Multi-physical Numerical Simulation and Design Optimization of a low-temperature Inductively Coupled Plasma Torch for Optical Fabrication
摘要
Atmospheric inductively coupled plasma (ICP) etching has emerged as a critical technology for optical fabrication due to its damage-free etching, high removal efficiency, and adaptability to curved surfaces. However, the existing ICP torch design often struggles to achieve the high reactive gas ionization and low-temperature jet characteristics essential for etching applications. In this paper, a low-temperature ICP conical torch enabling stable plasma generation at reduced power inputs (250 ~ 600 W) was proposed.

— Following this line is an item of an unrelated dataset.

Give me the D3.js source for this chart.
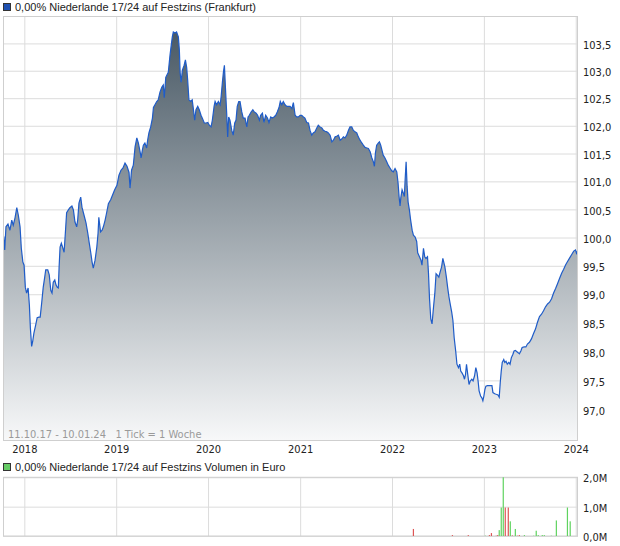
<!DOCTYPE html>
<html><head><meta charset="utf-8">
<script src="https://cdn.jsdelivr.net/npm/d3@7"></script>
<style>body{margin:0;background:#fff;} svg{display:block;}</style>
</head><body><svg id="c" width="620" height="546"></svg>
<script>
// ---------- data ----------
const titleText = "0,00% Niederlande 17/24 auf Festzins (Frankfurt)";
const volumeTitleText = "0,00% Niederlande 17/24 auf Festzins Volumen in Euro";
const rangeNote = "11.10.17 - 10.01.24   1 Tick = 1 Woche";
const startDate = "2017-10-11";
const endDate = "2024-01-10";
const yearTicks = ["2018","2019","2020","2021","2022","2023","2024"];
const priceTicks = [97.0,97.5,98.0,98.5,99.0,99.5,100.0,100.5,101.0,101.5,102.0,102.5,103.0,103.5];
const volumeTicks = [0, 1000000, 2000000];
// days after startDate
const priceDays = [0,4,9,17,25,32,38,45,52,58,65,70,76,81,86,91,97,102,106,111,115,120,127,133,140,145,151,157,163,167,175,181,187,192,197,203,208,213,217,220,224,229,234,240,245,250,257,263,271,277,283,290,294,299,306,311,319,327,334,340,346,351,356,363,370,375,378,380,385,391,396,403,409,416,425,433,441,450,458,466,474,482,490,498,502,508,515,522,529,535,542,546,551,555,561,568,572,577,584,591,595,601,608,614,621,628,634,638,644,654,661,665,670,674,681,687,694,698,701,705,710,717,722,727,731,736,743,749,753,759,764,771,777,784,791,797,804,811,817,824,829,836,840,846,853,860,864,869,873,877,881,886,890,894,899,906,912,918,923,928,934,939,946,952,959,966,971,976,983,990,996,1003,1009,1016,1021,1028,1034,1041,1048,1054,1061,1067,1074,1081,1087,1094,1099,1105,1111,1118,1125,1131,1138,1145,1151,1158,1164,1171,1178,1184,1191,1197,1204,1211,1217,1224,1230,1237,1244,1250,1257,1264,1270,1277,1284,1290,1297,1304,1310,1317,1323,1330,1337,1343,1350,1356,1363,1370,1376,1383,1389,1396,1403,1409,1416,1423,1429,1436,1443,1449,1456,1463,1469,1473,1477,1482,1489,1493,1498,1503,1508,1515,1522,1528,1535,1542,1548,1555,1562,1567,1571,1575,1578,1583,1588,1592,1595,1599,1603,1607,1612,1617,1623,1628,1635,1641,1645,1652,1658,1662,1668,1673,1678,1684,1688,1692,1697,1702,1708,1713,1718,1724,1729,1734,1740,1745,1753,1759,1764,1769,1775,1780,1785,1790,1796,1801,1807,1812,1816,1821,1827,1831,1835,1839,1844,1849,1854,1860,1865,1871,1876,1881,1885,1889,1895,1900,1904,1908,1912,1916,1922,1928,1935,1940,1944,1951,1957,1964,1969,1973,1977,1981,1987,1991,1996,2001,2007,2012,2017,2023,2028,2033,2038,2044,2049,2055,2060,2068,2075,2081,2089,2097,2105,2113,2121,2129,2137,2145,2153,2161,2169,2177,2185,2193,2201,2209,2217,2225,2233,2241,2249,2257,2265,2272,2276,2282];
const prices = [100.02,99.78,100.19,100.24,100.13,100.31,100.22,100.35,100.53,100.40,100.19,99.81,99.57,99.51,99.12,99.02,99.11,98.81,98.41,98.09,98.17,98.32,98.46,98.59,98.60,98.60,98.85,99.12,99.30,99.43,99.43,99.34,99.07,99.02,99.21,99.25,99.16,99.12,99.11,99.46,99.83,99.90,99.83,99.74,100.08,100.44,100.49,100.53,100.56,100.49,100.28,100.19,100.31,100.61,100.72,100.54,100.40,100.26,100.08,99.90,99.73,99.57,99.46,99.60,99.83,100.08,100.36,100.28,100.10,100.13,100.19,100.31,100.44,100.60,100.67,100.76,100.85,100.93,101.11,101.20,101.24,101.33,101.27,101.16,100.88,101.20,101.29,101.62,101.78,101.69,101.53,101.42,101.56,101.65,101.69,101.60,101.74,101.87,101.98,102.14,102.33,102.38,102.44,102.47,102.61,102.70,102.74,102.51,102.88,102.97,103.29,103.44,103.62,103.71,103.69,103.71,103.62,103.38,102.97,102.79,103.01,103.10,103.20,103.06,102.83,102.47,102.44,102.47,102.33,102.10,102.29,102.35,102.29,102.19,102.12,102.05,102.05,102.06,102.01,101.98,102.10,102.35,102.44,102.38,102.44,102.38,102.53,102.79,102.97,103.10,102.70,102.23,101.80,102.16,102.10,101.92,101.83,102.05,102.10,102.35,102.44,102.44,102.25,102.14,102.14,101.98,102.16,102.19,102.25,102.29,102.25,102.23,102.19,102.10,102.19,102.23,102.06,102.19,102.14,102.06,102.16,102.14,102.16,102.19,102.25,102.33,102.44,102.38,102.44,102.38,102.35,102.35,102.35,102.31,102.42,102.19,102.16,102.16,102.19,102.19,102.16,102.14,102.06,102.05,101.92,101.83,101.87,101.89,101.96,102.01,101.98,101.96,101.92,101.90,101.89,101.87,101.83,101.71,101.74,101.80,101.81,101.83,101.74,101.76,101.80,101.78,101.83,101.92,101.98,101.98,101.92,101.89,101.87,101.80,101.74,101.69,101.65,101.61,101.60,101.59,101.53,101.42,101.35,101.27,101.51,101.65,101.69,101.71,101.65,101.56,101.47,101.42,101.35,101.29,101.24,101.19,101.17,101.23,101.17,100.97,100.73,100.56,100.71,100.85,100.79,100.73,101.02,101.35,100.91,100.63,100.49,100.31,100.13,100.04,100.01,99.93,99.73,99.66,99.60,99.51,99.81,99.66,99.63,99.66,99.36,98.92,98.57,98.48,98.78,99.01,99.36,99.33,99.30,99.39,99.48,99.63,99.48,99.30,99.12,98.96,98.81,98.69,98.54,98.24,98.01,97.78,97.72,97.78,97.66,97.63,97.58,97.52,97.60,97.78,97.60,97.43,97.49,97.52,97.49,97.58,97.72,97.63,97.49,97.32,97.23,97.20,97.15,97.23,97.34,97.40,97.41,97.41,97.41,97.41,97.29,97.27,97.26,97.25,97.21,97.46,97.66,97.81,97.86,97.81,97.83,97.78,97.81,97.78,97.89,97.95,98.01,98.02,98.00,97.98,97.96,98.01,98.07,98.08,98.08,98.13,98.16,98.22,98.31,98.39,98.51,98.61,98.65,98.71,98.78,98.83,98.86,98.92,99.02,99.10,99.19,99.28,99.37,99.44,99.52,99.58,99.64,99.70,99.76,99.78,99.72,99.78];
const volumeDays = [1628,1783,1846,1914,1930,1938,1957,1963,1969,1977,1985,1993,2005,2013,2021,2033,2041,2049,2069,2106,2116,2124,2140,2148,2176,2196,2240,2251];
const volumes = [240000,30000,30000,10000,30000,100000,10000,30000,200000,970000,2000000,970000,970000,500000,20000,240000,10000,30000,30000,10000,180000,30000,30000,30000,10000,530000,970000,500000];
const volumeUp = [0,0,0,1,0,0,0,0,1,1,1,0,0,1,0,1,0,0,1,1,1,1,1,1,1,1,1,1];

// ---------- layout ----------
const svg = d3.select("#c");
const L = 3, R = 578, T = 16, B = 440;
const VT = 477.3, VB = 536;
const font = "'Liberation Sans Narrow','Arial Narrow','DejaVu Sans Condensed',sans-serif";
const font2 = "'Liberation Sans',Arial,sans-serif";
const day0 = d3.utcParse("%Y-%m-%d")(startDate);
const dayN = d3.utcParse("%Y-%m-%d")(endDate);
const toDate = d => d3.utcDay.offset(day0, d);

const x = d3.scaleUtc().domain([day0, dayN]).range([3.7, 578]);
const y = d3.scaleLog().domain([97, 103.5]).range([409.4, 43.4]);
const yv = d3.scaleLinear().domain([0, 2000000]).range([VB, VT]);
const years = yearTicks.map(s => d3.utcParse("%Y")(s));
const data = priceDays.map((d, i) => ({date: toDate(d), v: prices[i]})).filter(d => d.v != null);

// legend 1
svg.append("rect").attr("x", 3.5).attr("y", 3.5).attr("width", 7).attr("height", 7)
  .attr("fill", "#1f50b0").attr("stroke", "#333").attr("stroke-width", 1);
svg.append("text").attr("x", 15).attr("y", 11).attr("font-family", font2).attr("font-size", 11)
  .attr("fill", "#222").text(titleText);

// defs
const defs = svg.append("defs");
const grad = defs.append("linearGradient").attr("id", "g").attr("gradientUnits", "userSpaceOnUse")
  .attr("x1", 0).attr("x2", 0).attr("y1", 32).attr("y2", B);
grad.append("stop").attr("offset", 0).attr("stop-color", "#4a5a66");
grad.append("stop").attr("offset", 1).attr("stop-color", "#f7f8f9");
defs.append("clipPath").attr("id", "clip").append("rect").attr("x", L).attr("y", T).attr("width", R - L).attr("height", B - T);

// main grid
const gx = svg.append("g").attr("transform", `translate(0,${B})`)
  .call(d3.axisBottom(x).tickValues(years).tickFormat(d3.utcFormat("%Y")).tickSize(-(B - T)).tickPadding(5));
gx.select(".domain").remove();
gx.selectAll("line").attr("stroke", "#dcdcdc");
gx.selectAll("text").attr("font-family", font).attr("font-size", 11).attr("fill", "#222");

const gy = svg.append("g").attr("transform", `translate(${R},0)`)
  .call(d3.axisRight(y).tickValues(priceTicks).tickFormat(d => d3.format(".1f")(d).replace(".", ",")).tickSize(-(R - L)).tickPadding(5));
gy.select(".domain").remove();
gy.selectAll("line").attr("stroke", "#dcdcdc");
gy.selectAll("text").attr("font-family", font).attr("font-size", 11).attr("fill", "#222").attr("dy", "0.42em");

// area + line
const plot = svg.append("g").attr("clip-path", "url(#clip)");
plot.append("path").datum(data)
  .attr("d", d3.area().x(d => x(d.date)).y0(B).y1(d => y(d.v)))
  .attr("fill", "url(#g)");
plot.append("path").datum(data)
  .attr("d", d3.line().x(d => x(d.date)).y(d => y(d.v)))
  .attr("fill", "none").attr("stroke", "#1f5cc8").attr("stroke-width", 1.2);

svg.append("rect").attr("x", L + 0.5).attr("y", T + 0.5).attr("width", R - L - 1).attr("height", B - T)
  .attr("fill", "none").attr("stroke", "#cfcfcf");

svg.append("text").attr("x", 8).attr("y", 438).attr("font-family", font).attr("font-size", 11)
  .attr("fill", "#9a9a9a").attr("xml:space", "preserve").style("white-space", "pre").text(rangeNote);

// volume panel
svg.append("rect").attr("x", 3.5).attr("y", 463.5).attr("width", 7).attr("height", 7)
  .attr("fill", "#66cc66").attr("stroke", "#333").attr("stroke-width", 1);
svg.append("text").attr("x", 15).attr("y", 471).attr("font-family", font2).attr("font-size", 11)
  .attr("fill", "#222").text(volumeTitleText);

const vx = svg.append("g").attr("transform", `translate(0,${VB})`)
  .call(d3.axisBottom(x).tickValues(years).tickFormat("").tickSize(-(VB - VT)));
vx.select(".domain").remove();
vx.selectAll("line").attr("stroke", "#dcdcdc");

const vy = svg.append("g").attr("transform", `translate(${R},0)`)
  .call(d3.axisRight(yv).tickValues(volumeTicks).tickFormat(d => d3.format(".1f")(d / 1e6).replace(".", ",") + "M").tickSize(-(R - L)).tickPadding(5));
vy.select(".domain").remove();
vy.selectAll("line").attr("stroke", "#dcdcdc");
vy.selectAll("text").attr("font-family", font).attr("font-size", 11).attr("fill", "#222").attr("dy", "0.42em");

svg.append("rect").attr("x", L + 0.5).attr("y", VT).attr("width", R - L - 1).attr("height", VB - VT)
  .attr("fill", "none").attr("stroke", "#cfcfcf");

svg.append("g").selectAll("rect").data(volumeDays.map((d, i) => ({date: toDate(d), v: volumes[i], up: volumeUp[i]})))
  .join("rect")
  .attr("x", d => x(d.date) - 0.6).attr("width", 1.2)
  .attr("y", d => yv(d.v)).attr("height", d => VB - yv(d.v))
  .attr("fill", d => d.up ? "#5fd35f" : "#dd5555");
</script>
</body></html>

Through multi-physical coupling simulations, we analyzed the torch’s internal electromagnetic, temperature, and flow fields, which revealed the formation of the skin layer zone, the distribution of the core high-temperature zone, and the influences of the swirl, development, and blockage zones. On this basis, key structural parameters of the torch were optimized, including the taper of the variable-diameter section, the coil axial position and the nozzle throat geometry. Subsequently, etching experiments of fused silica were conducted to verify the removal efficiency and stability of the low-temperature ICP jet. It could achieve a peak removal rate of 11.19 μm/min and a volume removal rate of 0.69 mm3/min. The jet exhibited the relatively long-term stability, both axial and radial fluctuations of which were maintained below 5% over 60 min at 300 W. The root-mean-square (RMS) error of the fused silica surface converged from 445.12 nm to 223.88 nm after processing for 18 min at 400 W, with no visible signs of deposition. These results demonstrate the torch’s capability to mitigate the thermal effect, thus showing its promise for high-precision optical fabrication.